回到下加拿大(他过去的政治观点已经得到了宽容),阿米迪成为蒙特利尔高等法院的首席书记官。遵从詹姆斯·维斯考特的命令,他很少与玛丽联系,经常用诗句寄托自己对玛丽的思念。玛丽则感到十分矛盾,她考虑和阿米迪分手,主要是因为两人的宗教信仰差异。她自问是否真的爱他,答案是肯定的,但是又担心嫁给一个外国天主教徒会令父母伤心。最后,她父亲勉强同意她与阿米迪订婚。
“我亲爱的孩子,”她的继母写道:
你已经走出了女人生命中最重要的一步;我认为他是我多年来见过的最值得拥有的男人;作为一位绅士,他非常符合我的标准……实际上我很希望能有一个像他那样的儿子,除了他的宗教信仰之外……我认为他的教育背景和能力已经超出了我的期望,我希望你能幸福……你必须尝试坚定自己的新教信仰,构筑一道坚固的堡垒抵御他们的侵占……P夫人有一个兄弟是神父,他们非常狡猾,想要劝每一个人改宗——我和P先生谈过——我说,你的家人和朋友会把玛丽视为异教徒,你认为我们会怎么想?……他说你们想错了,我的父母非常开明,我的所有家人都不会这样做。
从继母的信中可以看出玛丽长期以来一直处于矛盾状态的原因。玛丽在写给阿米迪的一封信中寻求理解,还描述了一些自己的感触。
我非常被动,这是真的。我的家人思想保守,我一直处于这种强大而危险的影响之中,在自己的真情实感和作为子女的责任之间挣扎……又不敢审视内心,几个月来我一直避免自我面对。你也许不理解我。我觉得没人可以,他们都没有经历过我的处境。我应该把我的想法和感受告诉父母,但是……我不忍说出可能激怒那些爱我的人的话语。

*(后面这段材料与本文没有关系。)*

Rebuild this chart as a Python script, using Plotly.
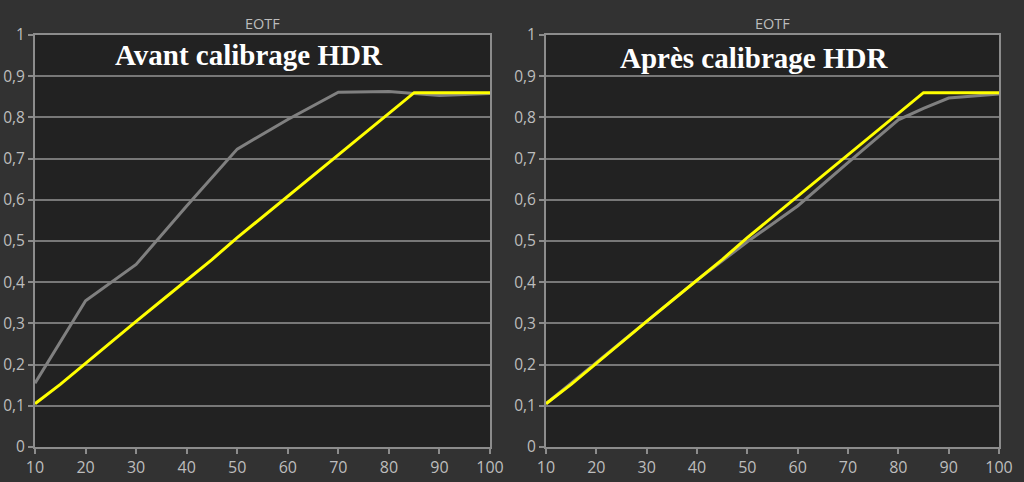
import plotly.graph_objects as go

# ---- data ----
x_target = [10, 15, 20, 25, 30, 35, 40, 45, 50, 55, 60, 65, 70, 75, 80, 85, 90, 95, 100]
target = [0.105, 0.152, 0.203, 0.255, 0.305, 0.355, 0.405, 0.455, 0.508, 0.558,
          0.608, 0.660, 0.710, 0.760, 0.810, 0.860, 0.860, 0.860, 0.860]

x_meas = [10, 20, 30, 40, 50, 60, 70, 80, 85, 90, 100]
before = [0.155, 0.355, 0.443, 0.585, 0.723, 0.795, 0.861, 0.863, 0.858, 0.853, 0.858]
after = [0.105, 0.205, 0.305, 0.405, 0.498, 0.585, 0.690, 0.794, 0.822, 0.847, 0.857]

y_ticks = [0, 0.1, 0.2, 0.3, 0.4, 0.5, 0.6, 0.7, 0.8, 0.9, 1]
y_labels = ["0", "0,1", "0,2", "0,3", "0,4", "0,5", "0,6", "0,7", "0,8", "0,9", "1"]
x_ticks = [10, 20, 30, 40, 50, 60, 70, 80, 90, 100]

panel_titles = ["Avant calibrage HDR", "Après calibrage HDR"]
chart_title = "EOTF"

# ---- style ----
YELLOW = "#ffff00"
GRAY = "#808080"
FRAME = "#8c8c8c"
GRID = "#787878"
TXT = "#bdbdbd"

fig = go.Figure()

fig.add_trace(go.Scatter(x=x_meas, y=before, mode="lines", line=dict(color=GRAY, width=3),
                         xaxis="x", yaxis="y", showlegend=False))
fig.add_trace(go.Scatter(x=x_target, y=target, mode="lines", line=dict(color=YELLOW, width=3),
                         xaxis="x", yaxis="y", showlegend=False))
fig.add_trace(go.Scatter(x=x_meas, y=after, mode="lines", line=dict(color=GRAY, width=3),
                         xaxis="x2", yaxis="y2", showlegend=False))
fig.add_trace(go.Scatter(x=x_target, y=target, mode="lines", line=dict(color=YELLOW, width=3),
                         xaxis="x2", yaxis="y2", showlegend=False))

W, H = 1024, 482
dom_y = [1 - 447 / H, 1 - 35 / H]
dom_x1 = [35 / W, 490 / W]
dom_x2 = [546 / W, 999 / W]

def xaxis(dom, anchor):
    return dict(domain=dom, anchor=anchor, range=[10, 100], tickvals=x_ticks,
                automargin=False,
                showgrid=False, zeroline=False, showline=True, linecolor=FRAME, linewidth=2,
                mirror=True, ticks="outside", ticklen=5, tickwidth=1.5, tickcolor=FRAME,
                tickfont=dict(family="Open Sans, sans-serif", size=16, color=TXT))

def yaxis(anchor):
    return dict(domain=dom_y, anchor=anchor, range=[0, 1], tickvals=y_ticks, ticktext=y_labels,
                automargin=False,
                showgrid=True, gridcolor=GRID, gridwidth=2, zeroline=False,
                showline=True, linecolor=FRAME, linewidth=2, mirror=True,
                ticks="outside", ticklen=5, tickwidth=1.5, tickcolor=FRAME,
                tickfont=dict(family="Open Sans, sans-serif", size=15.5, color=TXT))

annotations = []
for dom, title in [(dom_x1, panel_titles[0]), (dom_x2, panel_titles[1])]:
    cx = (dom[0] + dom[1]) / 2
    annotations.append(dict(x=cx, y=1 - 23 / H, xref="paper", yref="paper", text=chart_title,
                            showarrow=False, xanchor="center", yanchor="middle",
                            font=dict(family="Open Sans, sans-serif", size=14.5, color=TXT)))
annotations.append(dict(x=249 / W, y=1 - 55 / H, xref="paper", yref="paper",
                        text="<b>" + panel_titles[0] + "</b>", showarrow=False,
                        xanchor="center", yanchor="middle",
                        font=dict(family="Liberation Serif, Times New Roman, serif", size=29, color="#ffffff")))
annotations.append(dict(x=754 / W, y=1 - 58 / H, xref="paper", yref="paper",
                        text="<b>" + panel_titles[1] + "</b>", showarrow=False,
                        xanchor="center", yanchor="middle",
                        font=dict(family="Liberation Serif, Times New Roman, serif", size=29, color="#ffffff")))

fig.update_layout(
    width=W, height=H, autosize=False,
    margin=dict(l=0, r=0, t=0, b=0, pad=0, autoexpand=False),
    paper_bgcolor="#323232",
    plot_bgcolor="#222222",
    xaxis=xaxis(dom_x1, "y"),
    yaxis=yaxis("x"),
    xaxis2=xaxis(dom_x2, "y2"),
    yaxis2=yaxis("x2"),
    annotations=annotations,
    showlegend=False,
)

fig.write_html(
    "out.html",
    config={"displayModeBar": False, "responsive": False},
    post_script="document.body.style.margin='0';document.body.style.padding='0';"
                "document.body.style.overflow='hidden';"
                "document.documentElement.style.overflow='hidden';",
)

一方面是玛丽的继母对天主教徒的不信任和她对帕皮诺的反教权主义思想的不屑一顾,另一方面,玛丽的父亲不遗余力地对女儿施加情感压力。僵持数年后,阿米迪提出早日与玛丽完婚,这立刻遭到了维斯考特的拒绝。“(你的来信)让我十分不安,无论何时与女儿分离都会令我心碎,而你提出的日期近在眼前,我无法同意。”他补充道,“玛丽是我唯一的女儿,我不得不最后一次行使我的权力。”阿米迪——可能出于嫉妒或者任性——问玛丽她到底更爱他还是爱她父亲。她责备他:“如果我有姐妹可以取代我的位置,我会毫无惧怕地做出选择,但事实并非如此。你不知道我父亲有多么依赖我,我是他快乐的源泉,”她写道。于是,阿米迪不得不答应詹姆斯·维斯考特把婚期推迟到一年后的1846年5月20日。
5月初,阿米迪短暂访问了萨拉托加-斯普林,他和玛丽在几位朋友的见证下签订了婚约,其中规定,如果一方死亡,另一方每年可以得到600美元进项。不久阿米迪就回蒙特利尔工作去了。